Don’t show me how I messed up, because I don’t need to be shown. Clearly if I’ve messed up once, I can do it again without any coaching from you.
For most Americans, money and calories are always on their minds, although they burn too much of one, and not enough of the other.
Do onto others what others won’t do for themselves. If they won’t save their money, I’ll save their money for them.
My wallet isn’t empty—it’s full of hope. Thanks, Obama!
Tickets are 40 bucks at the window, and 190 bucks if you actually go through the window to get them.
If I had a dollar for every time someone told me I reminded them of Orafoura’s shadow, I’d have a penny more than ninety nine cents. And even then that’s because I muttered it to myself this morning in the shower.
I want to get even. I want to get even more money.
I want to be a standup economist, because isn’t money funny? Actually, without gold backing our currency, it’s all funny money.
Love is the thing that holds life together. Sort of like rind to a melon, cloth to a stuffed animal, or money to the time spent with a stripper.
I’m strapped for cash, and I’m also strapped to a chair in someone’s basement.
Money’s a tool, like a wrench, and until I make more I need to tighten my belt.
Time flows like a canoe floats, and my love would fit in your purse if you’d just empty your money into my wallet.
I would rather save a few seconds than a few cents. I hope you don’t mind, but I’m saving them in your sofa cushions.
Employment: I’ll trade my time and labor for your money. So time is not money, because money is time plus labor. I spend my time saving money, I spend my money saving time, and I labor hard to not labor hard.

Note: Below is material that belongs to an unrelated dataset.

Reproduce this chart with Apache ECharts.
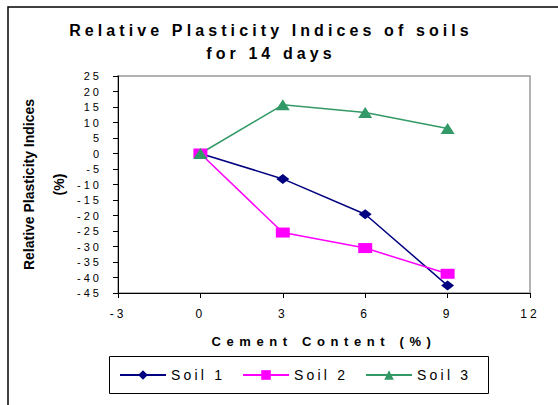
<!DOCTYPE html>
<html>
<head>
<meta charset="utf-8">
<script src="https://cdn.jsdelivr.net/npm/echarts@6/dist/echarts.min.js"></script>
<style>
html,body{margin:0;padding:0;background:#fff;}
#c{width:558px;height:405px;}
</style>
</head>
<body>
<div id="c"></div>
<script>
var cementContent = [0, 3, 6, 9];
var soil1 = [0, -8.2, -19.6, -42.6];
var soil2 = [0, -25.5, -30.5, -38.8];
var soil3 = [0, 15.7, 13.2, 8.1];
var seriesNames = ['Soil 1', 'Soil 2', 'Soil 3'];
var titleText = 'Relative Plasticity Indices of soils\nfor 14 days';
var xName = 'Cement Content (%)';
var yName = 'Relative Plasticity Indices\n(%)';

function pairs(xs, ys) { return xs.map(function (x, i) { return [x, ys[i]]; }); }

var FONT = "'Liberation Sans', Arial, sans-serif";
var chart = echarts.init(document.getElementById('c'), null, { renderer: 'svg' });
chart.setOption({
  animation: false,
  backgroundColor: '#fff',
  title: {
    text: titleText, left: 266, top: 14, textAlign: 'center',
    textStyle: { fontFamily: FONT, fontSize: 16, fontWeight: 'bold', color: '#000', lineHeight: 23 }
  },
  grid: { left: 118, right: 28, top: 76, bottom: 112, show: true, borderColor: '#999', borderWidth: 1.5, backgroundColor: '#fff' },
  graphic: [
    { type: 'rect', shape: { x: 8, y: 7, width: 560, height: 410 }, style: { fill: 'none', stroke: '#000', lineWidth: 1.5 }, z: 0, silent: true },
    { type: 'rect', shape: { x: 109.5, y: 356.5, width: 379, height: 37 }, style: { fill: '#fff', stroke: '#000', lineWidth: 1 }, z: 0, silent: true }
  ],
  xAxis: {
    type: 'value', min: -3, max: 12, interval: 3,
    name: xName, nameLocation: 'middle', nameGap: 42,
    nameTextStyle: { fontFamily: FONT, fontSize: 13, fontWeight: 'bold', color: '#000' },
    axisLine: { onZero: false, lineStyle: { color: '#000', width: 1 } },
    axisTick: { show: true, inside: false, length: 5, lineStyle: { color: '#000' } },
    axisLabel: { fontFamily: FONT, fontSize: 12, color: '#000', margin: 15 },
    splitLine: { show: false }
  },
  yAxis: {
    type: 'value', min: -45, max: 25, interval: 5,
    name: yName, nameLocation: 'middle', nameGap: 44,
    nameTextStyle: { fontFamily: FONT, fontSize: 14, fontWeight: 'bold', color: '#000', lineHeight: 30 },
    axisLine: { onZero: false, lineStyle: { color: '#000', width: 1 } },
    axisTick: { show: true, inside: false, length: 5, lineStyle: { color: '#000' } },
    axisLabel: { fontFamily: FONT, fontSize: 11, color: '#000', margin: 16 },
    splitLine: { show: false }
  },
  legend: {
    left: 119, top: 368, padding: 0, itemWidth: 46, itemHeight: 12, itemGap: 36,
    textStyle: { fontFamily: FONT, fontSize: 14, color: '#000' },
    data: seriesNames
  },
  series: [
    { name: seriesNames[0], type: 'line', data: pairs(cementContent, soil1), symbol: 'diamond', symbolSize: [13, 10],
      lineStyle: { color: '#000080', width: 1.5 }, itemStyle: { color: '#000080' } },
    { name: seriesNames[1], type: 'line', data: pairs(cementContent, soil2), symbol: 'rect', symbolSize: [14, 10],
      lineStyle: { color: '#FF00FF', width: 1.5 }, itemStyle: { color: '#FF00FF' } },
    { name: seriesNames[2], type: 'line', data: pairs(cementContent, soil3), symbol: 'triangle', symbolSize: [14, 11],
      lineStyle: { color: '#339966', width: 1.5 }, itemStyle: { color: '#339966' } }
  ]
});

function spaceText() {
  var texts = document.querySelectorAll('#c text');
  texts.forEach(function (t) {
    var s = t.textContent;
    var ls = 0;
    if (s === 'Relative Plasticity Indices of soils' || s === 'for 14 days') ls = 4.1;
    else if (s === xName) ls = 5.6;
    else if (seriesNames.indexOf(s) >= 0) ls = 3.2;
    else if (/^-?\d+$/.test(s)) ls = 3;
    if (ls) t.setAttribute('letter-spacing', ls + 'px');
  });
}
spaceText();
chart.on('finished', spaceText);
</script>
</body>
</html>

When you are the designated buyer, ask for more money than the item costs, so when you spend less people will be happy about you spending their money. Be careful with money—and with love. Don’t overspend with either.
Make your money make money: Buy a printing press and some blank currency paper.

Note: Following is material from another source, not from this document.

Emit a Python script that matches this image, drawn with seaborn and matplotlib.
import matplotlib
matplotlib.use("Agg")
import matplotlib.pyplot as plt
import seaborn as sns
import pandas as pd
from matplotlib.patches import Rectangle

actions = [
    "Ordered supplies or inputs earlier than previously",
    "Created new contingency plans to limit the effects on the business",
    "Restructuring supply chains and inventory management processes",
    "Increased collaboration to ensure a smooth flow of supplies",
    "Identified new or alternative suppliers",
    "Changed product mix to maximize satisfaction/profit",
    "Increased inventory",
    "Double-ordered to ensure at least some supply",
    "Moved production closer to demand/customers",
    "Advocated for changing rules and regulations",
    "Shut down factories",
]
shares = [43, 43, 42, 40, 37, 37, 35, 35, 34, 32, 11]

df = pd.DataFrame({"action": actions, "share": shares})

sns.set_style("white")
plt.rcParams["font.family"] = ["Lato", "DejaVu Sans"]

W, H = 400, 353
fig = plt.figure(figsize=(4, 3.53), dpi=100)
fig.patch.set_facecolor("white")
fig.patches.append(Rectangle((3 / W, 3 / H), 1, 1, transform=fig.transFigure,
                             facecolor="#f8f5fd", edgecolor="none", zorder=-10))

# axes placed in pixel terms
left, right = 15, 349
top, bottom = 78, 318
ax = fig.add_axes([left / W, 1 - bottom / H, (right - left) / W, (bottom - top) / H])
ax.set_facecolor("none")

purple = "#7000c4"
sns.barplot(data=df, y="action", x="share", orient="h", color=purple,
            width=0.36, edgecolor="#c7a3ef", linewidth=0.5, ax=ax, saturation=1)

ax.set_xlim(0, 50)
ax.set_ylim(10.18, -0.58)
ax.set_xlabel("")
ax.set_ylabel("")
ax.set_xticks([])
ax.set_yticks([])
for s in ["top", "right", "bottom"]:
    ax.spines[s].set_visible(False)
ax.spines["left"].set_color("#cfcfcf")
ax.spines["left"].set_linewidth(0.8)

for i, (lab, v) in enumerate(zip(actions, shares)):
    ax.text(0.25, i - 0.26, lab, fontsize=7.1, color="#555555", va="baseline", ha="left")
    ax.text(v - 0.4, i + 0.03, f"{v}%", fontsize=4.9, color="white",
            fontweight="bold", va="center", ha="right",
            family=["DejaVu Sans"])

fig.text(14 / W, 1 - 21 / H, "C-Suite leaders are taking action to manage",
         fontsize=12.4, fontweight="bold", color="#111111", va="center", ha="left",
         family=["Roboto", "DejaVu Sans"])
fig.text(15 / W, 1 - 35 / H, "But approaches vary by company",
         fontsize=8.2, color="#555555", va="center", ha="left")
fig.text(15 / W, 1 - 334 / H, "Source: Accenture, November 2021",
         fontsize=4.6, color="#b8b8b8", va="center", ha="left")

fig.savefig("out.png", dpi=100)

Money, like a person whose first name is Money, shouldn’t be what you spend your time fantasizing about. And the same goes for goats too, you pervert.

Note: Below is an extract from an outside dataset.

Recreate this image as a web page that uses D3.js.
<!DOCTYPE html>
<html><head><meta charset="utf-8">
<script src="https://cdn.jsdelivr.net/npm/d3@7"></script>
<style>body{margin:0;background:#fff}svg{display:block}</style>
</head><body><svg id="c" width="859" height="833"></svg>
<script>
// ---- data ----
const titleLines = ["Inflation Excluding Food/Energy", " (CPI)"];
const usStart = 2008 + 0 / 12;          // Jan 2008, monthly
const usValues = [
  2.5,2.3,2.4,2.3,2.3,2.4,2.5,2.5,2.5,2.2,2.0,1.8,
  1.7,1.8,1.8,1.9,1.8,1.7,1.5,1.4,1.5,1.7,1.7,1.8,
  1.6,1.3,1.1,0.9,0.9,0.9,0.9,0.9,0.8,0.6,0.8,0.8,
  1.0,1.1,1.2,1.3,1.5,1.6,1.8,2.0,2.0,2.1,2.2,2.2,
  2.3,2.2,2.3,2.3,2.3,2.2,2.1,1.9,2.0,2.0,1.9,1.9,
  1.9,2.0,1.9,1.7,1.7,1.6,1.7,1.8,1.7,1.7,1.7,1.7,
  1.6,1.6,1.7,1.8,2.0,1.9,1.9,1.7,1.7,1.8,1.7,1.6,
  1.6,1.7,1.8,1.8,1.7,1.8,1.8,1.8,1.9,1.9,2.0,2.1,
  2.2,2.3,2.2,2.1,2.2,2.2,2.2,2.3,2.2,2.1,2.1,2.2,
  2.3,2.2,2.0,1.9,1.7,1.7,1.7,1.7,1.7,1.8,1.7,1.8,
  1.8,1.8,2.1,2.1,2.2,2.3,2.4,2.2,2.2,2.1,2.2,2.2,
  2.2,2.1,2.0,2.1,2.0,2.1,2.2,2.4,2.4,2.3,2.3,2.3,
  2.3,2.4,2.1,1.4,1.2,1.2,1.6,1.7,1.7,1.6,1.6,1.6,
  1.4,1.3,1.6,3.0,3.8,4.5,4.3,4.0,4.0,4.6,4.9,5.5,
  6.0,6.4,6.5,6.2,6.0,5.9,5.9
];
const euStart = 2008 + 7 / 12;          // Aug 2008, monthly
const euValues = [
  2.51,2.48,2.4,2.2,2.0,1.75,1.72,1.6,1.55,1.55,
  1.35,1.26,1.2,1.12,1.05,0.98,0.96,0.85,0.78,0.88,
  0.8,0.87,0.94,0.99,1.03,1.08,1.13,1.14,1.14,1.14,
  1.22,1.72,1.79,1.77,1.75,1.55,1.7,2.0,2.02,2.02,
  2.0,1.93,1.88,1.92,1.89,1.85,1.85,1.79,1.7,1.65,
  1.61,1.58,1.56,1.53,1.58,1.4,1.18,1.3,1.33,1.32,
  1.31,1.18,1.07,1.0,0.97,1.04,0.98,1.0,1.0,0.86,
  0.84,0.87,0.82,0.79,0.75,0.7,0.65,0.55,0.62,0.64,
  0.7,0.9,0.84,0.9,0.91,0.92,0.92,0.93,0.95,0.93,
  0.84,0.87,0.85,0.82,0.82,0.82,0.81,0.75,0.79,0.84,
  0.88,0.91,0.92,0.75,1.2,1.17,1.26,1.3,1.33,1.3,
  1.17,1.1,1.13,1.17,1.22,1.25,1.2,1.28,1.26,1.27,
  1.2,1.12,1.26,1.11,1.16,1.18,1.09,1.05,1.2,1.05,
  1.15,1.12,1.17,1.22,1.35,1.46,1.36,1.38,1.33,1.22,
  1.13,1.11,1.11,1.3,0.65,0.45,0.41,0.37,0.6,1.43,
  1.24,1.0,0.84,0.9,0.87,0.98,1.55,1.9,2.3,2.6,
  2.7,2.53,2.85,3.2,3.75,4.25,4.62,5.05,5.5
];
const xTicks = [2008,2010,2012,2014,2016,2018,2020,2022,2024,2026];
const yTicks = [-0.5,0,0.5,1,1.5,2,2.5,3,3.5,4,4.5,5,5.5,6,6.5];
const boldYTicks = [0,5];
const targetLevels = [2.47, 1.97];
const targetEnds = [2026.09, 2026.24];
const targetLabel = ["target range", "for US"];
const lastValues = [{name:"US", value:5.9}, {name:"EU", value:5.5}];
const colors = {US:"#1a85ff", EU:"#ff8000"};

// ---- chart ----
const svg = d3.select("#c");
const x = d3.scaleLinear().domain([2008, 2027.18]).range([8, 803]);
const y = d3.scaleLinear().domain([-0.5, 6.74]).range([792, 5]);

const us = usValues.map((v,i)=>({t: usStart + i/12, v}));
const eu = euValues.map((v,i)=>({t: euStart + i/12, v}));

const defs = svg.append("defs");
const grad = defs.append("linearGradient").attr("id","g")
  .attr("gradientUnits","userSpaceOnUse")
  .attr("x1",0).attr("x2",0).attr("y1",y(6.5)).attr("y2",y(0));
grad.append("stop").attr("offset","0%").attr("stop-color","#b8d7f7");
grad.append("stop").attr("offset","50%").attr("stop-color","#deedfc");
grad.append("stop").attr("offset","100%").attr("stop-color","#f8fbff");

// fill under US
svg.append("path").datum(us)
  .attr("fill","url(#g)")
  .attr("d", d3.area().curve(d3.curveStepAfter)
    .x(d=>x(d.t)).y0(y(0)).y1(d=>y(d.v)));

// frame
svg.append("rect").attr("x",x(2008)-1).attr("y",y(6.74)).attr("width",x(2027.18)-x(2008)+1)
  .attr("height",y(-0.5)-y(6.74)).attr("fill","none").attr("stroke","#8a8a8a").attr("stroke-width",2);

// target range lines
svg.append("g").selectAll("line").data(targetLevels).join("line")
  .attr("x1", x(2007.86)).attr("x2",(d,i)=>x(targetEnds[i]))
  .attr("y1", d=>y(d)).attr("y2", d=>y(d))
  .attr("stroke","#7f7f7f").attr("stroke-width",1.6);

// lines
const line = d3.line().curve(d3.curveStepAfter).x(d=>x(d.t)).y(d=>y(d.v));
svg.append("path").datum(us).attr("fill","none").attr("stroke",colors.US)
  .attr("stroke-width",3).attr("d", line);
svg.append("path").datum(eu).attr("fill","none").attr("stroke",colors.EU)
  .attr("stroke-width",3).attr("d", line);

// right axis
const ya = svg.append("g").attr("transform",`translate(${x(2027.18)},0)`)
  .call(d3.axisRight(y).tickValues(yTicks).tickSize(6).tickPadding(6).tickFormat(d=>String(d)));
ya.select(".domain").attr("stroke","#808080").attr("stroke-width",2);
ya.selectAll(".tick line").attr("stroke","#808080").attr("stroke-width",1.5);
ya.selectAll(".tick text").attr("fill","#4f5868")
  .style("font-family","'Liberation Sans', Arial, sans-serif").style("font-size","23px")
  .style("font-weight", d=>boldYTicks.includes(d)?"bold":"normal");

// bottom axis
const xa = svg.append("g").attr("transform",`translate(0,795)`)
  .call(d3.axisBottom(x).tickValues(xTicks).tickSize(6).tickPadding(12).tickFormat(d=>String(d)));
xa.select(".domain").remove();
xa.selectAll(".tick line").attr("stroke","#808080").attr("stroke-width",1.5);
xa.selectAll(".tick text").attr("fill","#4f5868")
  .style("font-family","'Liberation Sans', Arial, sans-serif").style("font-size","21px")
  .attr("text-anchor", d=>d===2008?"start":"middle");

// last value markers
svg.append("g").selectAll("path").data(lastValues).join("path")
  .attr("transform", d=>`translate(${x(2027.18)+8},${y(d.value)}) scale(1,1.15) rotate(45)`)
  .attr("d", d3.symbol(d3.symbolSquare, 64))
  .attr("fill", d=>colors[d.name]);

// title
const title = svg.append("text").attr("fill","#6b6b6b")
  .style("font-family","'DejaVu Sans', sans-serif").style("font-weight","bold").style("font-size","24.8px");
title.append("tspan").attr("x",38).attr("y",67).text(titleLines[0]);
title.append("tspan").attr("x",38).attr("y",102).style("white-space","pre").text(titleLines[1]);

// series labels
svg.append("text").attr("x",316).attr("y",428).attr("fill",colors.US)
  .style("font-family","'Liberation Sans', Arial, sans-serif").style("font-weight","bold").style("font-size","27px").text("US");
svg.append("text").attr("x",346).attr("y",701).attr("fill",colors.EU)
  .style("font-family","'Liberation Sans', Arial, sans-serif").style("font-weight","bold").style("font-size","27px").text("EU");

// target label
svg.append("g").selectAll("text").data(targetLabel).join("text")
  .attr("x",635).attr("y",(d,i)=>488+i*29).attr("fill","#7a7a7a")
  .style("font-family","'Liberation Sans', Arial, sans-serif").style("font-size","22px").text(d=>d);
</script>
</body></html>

There’s bacon in my bed. Extra crispy, like the fresh dollar bills stuffed in the mattress. I make love like I make sure I’m prepared for the next financial crisis.
What I want more than a car that goes from Point A to Point B, is a car that stops. I make it a point to break for love. My horn is broke—and so am I, but I get paid Friday.
It’s not hush money. It’s simply dollars backed not by faith, but by shhh.
I launder dirty money. You should see my washing machine. (It’s filthy!)